Are we doomed to wander the corridors of austerity for another decade?

26th January 2012  

Depressing news from consultancy company McKinsey suggests that our love affair with our credit cards could cost us all dearly for at least another 10 years. Britain now has the second highest level of debt among all the major global economies. The only country statistically worse off than the UK is Japan. In the past three years, UK debt has risen to more than 500% of national output, meaning that it’s going to take much longer than expected to balance the books.

The rise has been fuelled by increased debt in the financial sector, as people try to ‘borrow their way out of debt’. Despite media reports on how belts are being universally tightened by cash-strapped consumers, the reality is that there is still a massive amount of debt that needs to be brought under control. And according to McKinsey’s report, it will take us until 2020 to return to pre-2003 levels. The UK press and the credit card issuers continue to report that credit card borrowing is slowly coming down, but other areas of borrowing are still groaning with debt.
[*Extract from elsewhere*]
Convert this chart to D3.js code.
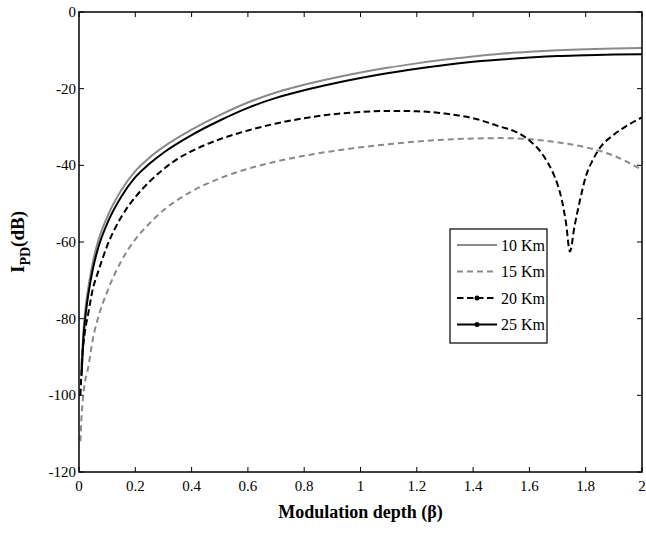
<!DOCTYPE html>
<html><head><meta charset="utf-8">
<script src="https://cdn.jsdelivr.net/npm/d3@7/dist/d3.min.js"></script>
<style>body{margin:0;background:#fff}svg{display:block}text{font-family:"Liberation Serif","Times New Roman",serif}</style>
</head><body><svg id="c" width="646" height="533"></svg>
<script>
const xTicks = [0,0.2,0.4,0.6,0.8,1,1.2,1.4,1.6,1.8,2];
const yTicks = [0,-20,-40,-60,-80,-100,-120];
const seriesNames = ["10 Km","15 Km","20 Km","25 Km"];

const beta10 = [0.008,0.015,0.025,0.035,0.05,0.067,0.1,0.15,0.2,0.25,0.3,0.4,0.5,0.6,0.7,0.8,0.9,1.0,1.1,1.2,1.3,1.4,1.5,1.6,1.7,1.8,1.9,2.0];
const km10 = [-93,-84,-76,-71,-65,-60,-53.5,-46.5,-41.5,-38,-35.2,-30.7,-26.9,-23.6,-21.0,-19.0,-17.3,-15.8,-14.5,-13.4,-12.4,-11.6,-10.9,-10.4,-10.0,-9.7,-9.5,-9.4];

const beta25 = [0.009,0.015,0.025,0.035,0.05,0.067,0.1,0.15,0.2,0.25,0.3,0.4,0.5,0.6,0.7,0.8,0.9,1.0,1.1,1.2,1.3,1.4,1.5,1.6,1.7,1.8,1.9,2.0];
const km25 = [-95,-86,-78,-72.8,-66.8,-61.8,-55.2,-48.2,-43.1,-39.6,-36.7,-32.1,-28.3,-25.0,-22.4,-20.4,-18.7,-17.2,-15.9,-14.8,-13.8,-13.0,-12.4,-11.9,-11.5,-11.3,-11.1,-11.0];

const beta20 = [0.005,0.01,0.02,0.032,0.05,0.067,0.1,0.15,0.2,0.25,0.3,0.35,0.4,0.5,0.6,0.7,0.8,0.9,1.0,1.1,1.2,1.3,1.4,1.5,1.55,1.6,1.65,1.684,1.7,1.715,1.73,1.744,1.76,1.78,1.8,1.826,1.85,1.9,1.95,2.0];
const km20 = [-100,-92,-84,-79,-72,-68,-61,-53.5,-48.3,-44.3,-41.0,-38.3,-36.3,-33.2,-30.9,-29.1,-27.7,-26.7,-26.1,-25.8,-25.9,-26.5,-27.7,-30,-31.2,-33.5,-37.5,-42,-45,-49,-55,-62.5,-56,-49,-43,-38.5,-35.5,-32,-29.5,-27.5];

const beta15 = [0.005,0.008,0.015,0.02,0.032,0.05,0.067,0.1,0.15,0.2,0.25,0.3,0.35,0.4,0.5,0.6,0.7,0.8,0.9,1.0,1.1,1.2,1.3,1.4,1.5,1.6,1.7,1.8,1.9,2.0];
const km15 = [-112,-107,-100,-97,-93,-85,-80,-73,-65,-59.3,-55.2,-51.7,-49.0,-46.8,-43.4,-40.9,-39.0,-37.5,-36.3,-35.3,-34.5,-33.8,-33.3,-33.0,-32.9,-33.2,-34.0,-35.3,-37.5,-41.2];

const W=646,H=533, m={l:79,r:4,t:12,b:61};
const svg=d3.select("#c");
const x=d3.scaleLinear().domain([0,2]).range([m.l,W-m.r]);
const y=d3.scaleLinear().domain([-120,0]).range([H-m.b,m.t]);
const x0=x(0),x1=x(2),y0=y(-120),y1=y(0);

const tl=5;
const g=svg.append("g");
xTicks.forEach(t=>{
  g.append("line").attr("x1",x(t)).attr("x2",x(t)).attr("y1",y0).attr("y2",y0-tl).attr("stroke","#000");
  g.append("line").attr("x1",x(t)).attr("x2",x(t)).attr("y1",y1).attr("y2",y1+tl).attr("stroke","#000");
  g.append("text").attr("x",x(t)).attr("y",y0+19).attr("text-anchor","middle").attr("font-size",15).text(d3.format("~g")(t));
});
yTicks.forEach(t=>{
  g.append("line").attr("x1",x0).attr("x2",x0+tl).attr("y1",y(t)).attr("y2",y(t)).attr("stroke","#000");
  g.append("line").attr("x1",x1).attr("x2",x1-tl).attr("y1",y(t)).attr("y2",y(t)).attr("stroke","#000");
  g.append("text").attr("x",x0-3).attr("y",y(t)+5).attr("text-anchor","end").attr("font-size",15).text(t);
});

const line=d3.line().x(d=>x(d[0])).y(d=>y(d[1])).curve(d3.curveMonotoneX);
const zip=(a,b)=>a.map((v,i)=>[v,b[i]]);
const styles=[
  {name:seriesNames[0],data:zip(beta10,km10),color:"#8a8a8a",dash:null,w:2,dot:false},
  {name:seriesNames[1],data:zip(beta15,km15),color:"#8a8a8a",dash:"6,4",w:2,dot:false},
  {name:seriesNames[2],data:zip(beta20,km20),color:"#000",dash:"6.5,3.5",w:2,dot:true},
  {name:seriesNames[3],data:zip(beta25,km25),color:"#000",dash:null,w:2,dot:true}
];
svg.append("clipPath").attr("id","cp").append("rect").attr("x",x0).attr("y",y1).attr("width",x1-x0).attr("height",y0-y1);
const pg=svg.append("g").attr("clip-path","url(#cp)");
styles.forEach(s=>{
  pg.append("path").attr("d",line(s.data)).attr("fill","none").attr("stroke",s.color).attr("stroke-width",s.w).attr("stroke-dasharray",s.dash);
});
svg.append("rect").attr("x",x0).attr("y",y1).attr("width",x1-x0).attr("height",y0-y1).attr("fill","none").attr("stroke","#000").attr("stroke-width",1.5);

const lg=svg.append("g");
const lx=450, ly=229, lw=97, lh=114, rs=26.5;
lg.append("rect").attr("x",lx).attr("y",ly).attr("width",lw).attr("height",lh).attr("fill","#fff").attr("stroke","#000").attr("stroke-width",1.2);
styles.forEach((s,i)=>{
  const yy=ly+16+i*rs;
  lg.append("line").attr("x1",lx+7).attr("x2",lx+47).attr("y1",yy).attr("y2",yy).attr("stroke",s.color).attr("stroke-width",s.w).attr("stroke-dasharray",s.dash);
  if(s.dot) lg.append("circle").attr("cx",lx+27).attr("cy",yy).attr("r",2.5).attr("fill",s.color);
  lg.append("text").attr("x",lx+51).attr("y",yy+5.5).attr("font-size",16).text(s.name);
});

svg.append("text").attr("x",(x0+x1)/2).attr("y",H-15).attr("text-anchor","middle").attr("font-size",18).attr("font-weight","bold").text("Modulation depth (β)");
const yl=svg.append("text").attr("transform",`translate(24,${(y0+y1)/2}) rotate(-90)`).attr("text-anchor","middle").attr("font-size",19).attr("font-weight","bold");
yl.append("tspan").text("I");
yl.append("tspan").attr("font-size",14).attr("dy",6).text("PD");
yl.append("tspan").attr("dy",-6).text("(dB)");
</script></body></html>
Really, it is a global crisis

But it’s not just the UK that’s facing a hard, uphill slog towards financial solvency. McKinsey’s 60-page report compared major economies since 2008, and concluded that:

“Overall, the United Kingdom needs to steer a difficult course: reduce government deficits and encourage household debt reduction – without limiting GDP growth.” This statement may be regarded by some as a little trite – it’s all very well saying that household debt has to be reduced, but how do we do that without impacting on GDP growth?

The economy needs consumers to be spending in order to grow, and the truth is that people just do not have the spare capital to fritter away right now. So should we all be boosting the economy by spending on our credit cards? Surely that would compound the personal debt situation even further?

This catch-22 situation is going to be a tricky one to navigate out of. Every country is desperately trying to cut their levels of debt. It’s not just a 3rd world concern now – even the most powerful countries on earth are facing debt crises. But how they tackle that problem dictates the future winners and losers over the next 10 years.

Bring me your huddled debtors…

The US seems to be leading the way, making the most rapid progress on its debt situation compared to its peers. That doesn’t mean that everything in the ‘Land of the Free’ is rosy – just that they seem to be keeping their heads a little further above water than the rest of us. US households have managed to reduce their debt to disposable income ratio by 15%, while in the UK consumer borrowing has edged slightly up.

According to McKinsey, every economy is still only in the first phase of de-leveraging, and that we still have a long way to go.

Susan Lund, director of research at McKinsey, sums it up succinctly:-

“Even in countries that have begun to adopt plans to reduce budget deficits…they’re being held back by the lack of strong economic growth. The focus at this point should really be on getting the private sector debt under control.”

So it looks like consumers in the UK are going to have to cut a couple of extra holes in their belts and continue to tighten them for a while yet. As long as lenders recognise that they will need to be a little patient with their customers, and that consumers don’t start relying on credit cards to get them through tough times again, there is light at the end of the tunnel, albeit a very faint one.